Ce danger, le prince ne le contestait pas. Mais, tout en reconnaissant les avantages que trouverait à intervenir son gouvernement, il s’attachait à chercher les moyens de réaliser l’intervention sans compromettre la neutralité. « Nous ne pouvons intervenir que pour pratiquer la paix, disait-il. Mais cette paix ne sera durable que si elle est conclue avec un autre gouvernement que le gouvernement actuel. Or, le changement que nous désirons n’est possible que si les Français qui le désirent sont assurés d’être appuyés, au moment voulu, par un corps de neutres. Ce corps de neutres lui-même devrait être soutenu par les alliés.
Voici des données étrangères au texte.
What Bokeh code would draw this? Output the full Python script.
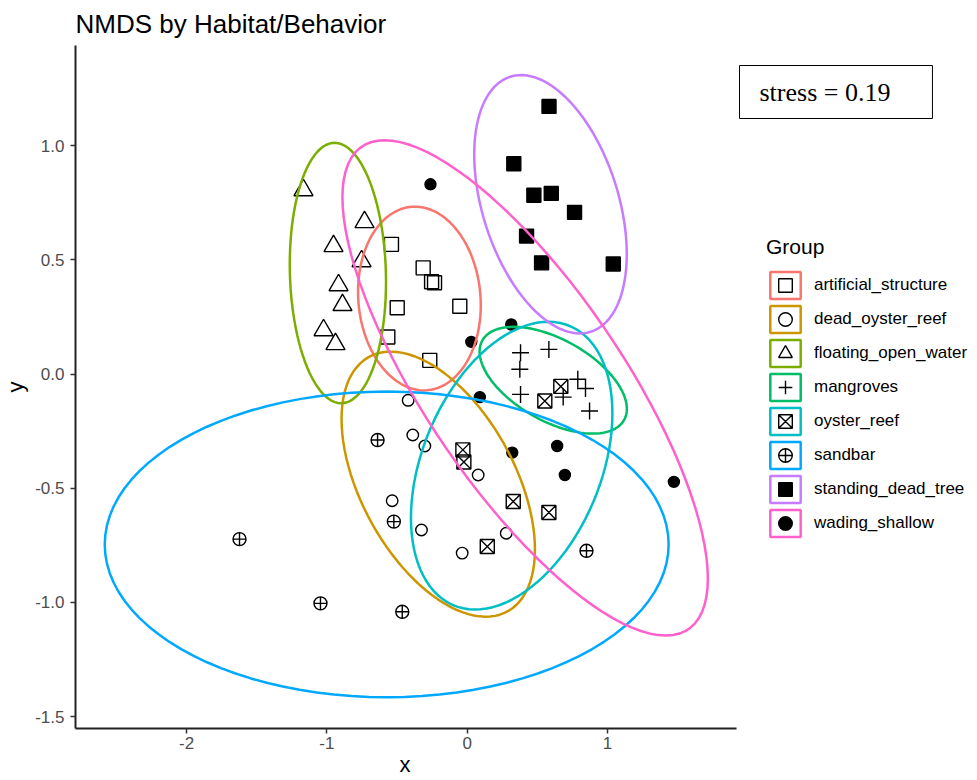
import numpy as np
from bokeh.plotting import figure
from bokeh.models import Range1d, FixedTicker, PrintfTickFormatter, Legend, LegendItem, Label, Title
from bokeh.embed import file_html
from bokeh.resources import INLINE

# ---------------- data ----------------
groups = ["artificial_structure", "dead_oyster_reef", "floating_open_water", "mangroves",
          "oyster_reef", "sandbar", "standing_dead_tree", "wading_shallow"]

artificial_structure_x = [-0.540, -0.314, -0.254, -0.233, -0.499, -0.053, -0.566, -0.267]
artificial_structure_y = [0.568, 0.465, 0.404, 0.400, 0.290, 0.297, 0.162, 0.060]

dead_oyster_reef_x = [-0.421, -0.388, -0.302, 0.078, -0.535, -0.326, 0.278, -0.036]
dead_oyster_reef_y = [-0.115, -0.267, -0.315, -0.442, -0.555, -0.683, -0.697, -0.784]

floating_open_water_x = [-1.167, -0.732, -0.953, -0.753, -0.917, -0.889, -1.024, -0.939]
floating_open_water_y = [0.805, 0.665, 0.560, 0.494, 0.389, 0.302, 0.192, 0.131]

mangroves_x = [0.380, 0.582, 0.375, 0.380, 0.788, 0.843, 0.684, 0.872]
mangroves_y = [0.093, 0.108, 0.021, -0.089, -0.023, -0.063, -0.101, -0.162]

oyster_reef_x = [0.667, 0.553, -0.031, -0.024, 0.328, 0.582, 0.143]
oyster_reef_y = [-0.054, -0.118, -0.332, -0.385, -0.558, -0.606, -0.755]

sandbar_x = [-0.639, -0.523, -0.463, 0.850, -1.623, -1.046]
sandbar_y = [-0.289, -0.646, -1.041, -0.774, -0.723, -1.004]

standing_dead_tree_x = [0.583, 0.332, 0.475, 0.599, 0.765, 0.423, 0.530, 1.041]
standing_dead_tree_y = [1.172, 0.921, 0.783, 0.791, 0.708, 0.604, 0.487, 0.482]

wading_shallow_x = [-0.262, 0.029, 0.314, 0.090, 0.321, 0.641, 0.696, 1.473]
wading_shallow_y = [0.831, 0.141, 0.217, -0.101, -0.344, -0.315, -0.442, -0.472]

x_ticks = [-2, -1, 0, 1]
y_ticks = [-1.5, -1.0, -0.5, 0.0, 0.5, 1.0]
stress_text = "stress = 0.19"
conf_level = 0.95

data = {
    "artificial_structure": (artificial_structure_x, artificial_structure_y),
    "dead_oyster_reef": (dead_oyster_reef_x, dead_oyster_reef_y),
    "floating_open_water": (floating_open_water_x, floating_open_water_y),
    "mangroves": (mangroves_x, mangroves_y),
    "oyster_reef": (oyster_reef_x, oyster_reef_y),
    "sandbar": (sandbar_x, sandbar_y),
    "standing_dead_tree": (standing_dead_tree_x, standing_dead_tree_y),
    "wading_shallow": (wading_shallow_x, wading_shallow_y),
}

# ---------------- styles ----------------
colors = ["#F8766D", "#CD9600", "#7CAE00", "#00BE67", "#00BFC4", "#00A9FF", "#C77CFF", "#FF61CC"]
markers = {
    "artificial_structure": ("square", 14, False),
    "dead_oyster_reef": ("circle", 11.5, False),
    "floating_open_water": ("triangle", 19, False),
    "mangroves": ("cross", 17, False),
    "oyster_reef": ("square_x", 14, False),
    "sandbar": ("circle_cross", 13, False),
    "standing_dead_tree": ("square", 14, True),
    "wading_shallow": ("circle", 11, True),
}
FONT = "Liberation Sans"


# ---------------- covariance ellipse (ordiellipse kind="sd", conf=0.95) ----------------
def cov_ellipse(xs, ys, conf=0.95, npoints=100):
    X = np.column_stack([xs, ys]).astype(float)
    center = X.mean(axis=0)
    cov = np.cov(X, rowvar=False, ddof=1)
    scale = np.sqrt(-2.0 * np.log(1.0 - conf))  # sqrt(qchisq(conf, 2))
    L = np.linalg.cholesky(cov)
    theta = np.arange(npoints + 1) * 2 * np.pi / npoints
    circ = np.column_stack([np.cos(theta), np.sin(theta)])
    pts = center + scale * (circ @ L.T)
    return pts[:, 0], pts[:, 1]


# ---------------- figure ----------------
x_lo, x_hi = -2.792, 1.919
p = figure(width=977, height=780, output_backend="svg", toolbar_location=None,
           x_range=Range1d(x_lo, 3.637), y_range=Range1d(-1.552, 1.4386),
           min_border_left=75, min_border_right=0, min_border_top=44, min_border_bottom=52)
p.xgrid.visible = False
p.ygrid.visible = False
p.outline_line_color = None
p.background_fill_color = "white"
p.border_fill_color = "white"

p.title.text = "NMDS by Habitat/Behavior"
p.title.text_font = FONT
p.title.text_font_size = "26px"
p.title.text_font_style = "normal"
p.title.text_color = "black"
p.title.align = "left"
p.title.offset = 0
p.title.standoff = 13

for ax in (p.xaxis[0], p.yaxis[0]):
    ax.axis_line_color = "#222222"
    ax.axis_line_width = 2
    ax.major_tick_line_color = "#333333"
    ax.major_tick_line_width = 1.5
    ax.major_tick_out = 5
    ax.major_tick_in = 0
    ax.minor_tick_line_color = None
    ax.major_label_text_font = FONT
    ax.major_label_text_font_size = "17px"
    ax.major_label_text_color = "#4D4D4D"
    ax.axis_label_text_font = FONT
    ax.axis_label_text_font_size = "22px"
    ax.axis_label_text_font_style = "normal"
    ax.axis_label_text_color = "black"

p.xaxis[0].bounds = (x_lo, x_hi)
p.xaxis[0].ticker = FixedTicker(ticks=x_ticks)
p.xaxis[0].formatter = PrintfTickFormatter(format="%d")
p.xaxis[0].major_label_standoff = 3

p.yaxis[0].ticker = FixedTicker(ticks=y_ticks)
p.yaxis[0].formatter = PrintfTickFormatter(format="%.1f")
p.yaxis[0].major_label_standoff = 6
p.yaxis[0].axis_label = "y"
p.yaxis[0].axis_label_standoff = 4

# x-axis title, centred under the axis line (which ends at x_hi)
p.add_layout(Title(text="x", align="left", offset=324, standoff=0, vertical_align="top",
                   text_font=FONT, text_font_size="22px", text_font_style="normal",
                   text_color="black"), "below")

# points first
scatter_r = {}
for g in groups:
    xs, ys = data[g]
    m, s, filled = markers[g]
    scatter_r[g] = p.scatter(xs, ys, marker=m, size=s, line_color="black", line_width=1.4,
                             fill_color="black" if filled else None)

# ellipses above
patch_r = {}
for g, c in zip(groups, colors):
    xs, ys = data[g]
    ex, ey = cov_ellipse(xs, ys, conf=conf_level)
    patch_r[g] = p.patch(ex, ey, fill_color=None, line_color=c, line_width=2.5)

items = [LegendItem(label=g, renderers=[patch_r[g], scatter_r[g]]) for g in groups]
legend = Legend(items=items, location=(691, 188), title="Group",
                title_text_font=FONT, title_text_font_size="21px", title_text_font_style="normal",
                title_text_color="black", title_standoff=9,
                label_text_font=FONT, label_text_font_size="17px", label_text_color="black",
                glyph_width=38, glyph_height=34, label_height=34, spacing=0, padding=0, margin=0,
                label_standoff=10, border_line_color=None, background_fill_alpha=0)
p.add_layout(legend)

p.add_layout(Label(x=664, y=636.5, x_units="screen", y_units="screen", text=stress_text,
                   text_font="Liberation Serif", text_font_size="26px", text_color="black",
                   text_align="left", text_baseline="middle",
                   border_line_color="black", border_line_width=1,
                   background_fill_color="white",
                   padding=dict(left=20, right=42, top=12, bottom=12)))

open("out.html", "w").write(file_html(p, INLINE))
Il pourrait prendre alors l’initiative des propositions de paix, lesquelles seraient les suivantes : 1° intégrité de l’ancien territoire français ; 2° démission du Directoire et nomination d’un conseil provisoire; 3° réunion des assemblées primaires pour élire de nouveaux représentans[1]. » Comme conséquence de ces vues, le prince de Hesse estimait que le Danemark était en état de former ce corps de neutres.

Lorsque, pour la première fois, il examina cette hypothèse avec Dumouriez, c’était au mois de juillet 1798, dans son château de Louisenland, où il avait invité le général à déjeuner. Ils cherchèrent ensemble par quel côté le corps de neutres pourrait entrer en France. Dumouriez avait commandé à Cherbourg. La côte normande lui était familière. Il voulut démontrer que, par là, le débarquement serait facile. Avec un crayon, il dessina le profil de l’île Saint-Marceau et de la presqu’île du Cotentin. «Pardieu! s’écria le prince Charles de Hesse, après avoir embrassé d’un coup d’œil le dessin, si j’étais le ministre Pitt, au lieu d’attendre la descente de l’armée française en Angleterre, j’irais avec cent mille hommes m’emparer de cette presqu’île, ayant les deux flancs appuyés sur les îles, des deux côtés. » — « Dumouriez se leva comme une tempête, écrivait le prince au régent de Danemark, en lui racontant l’incident, furieux de la pensée que je venais d’exprimer. Je l’adoucis, en répondant

  1. Correspondance du prince de Hesse, (Archives royales de Danemark.)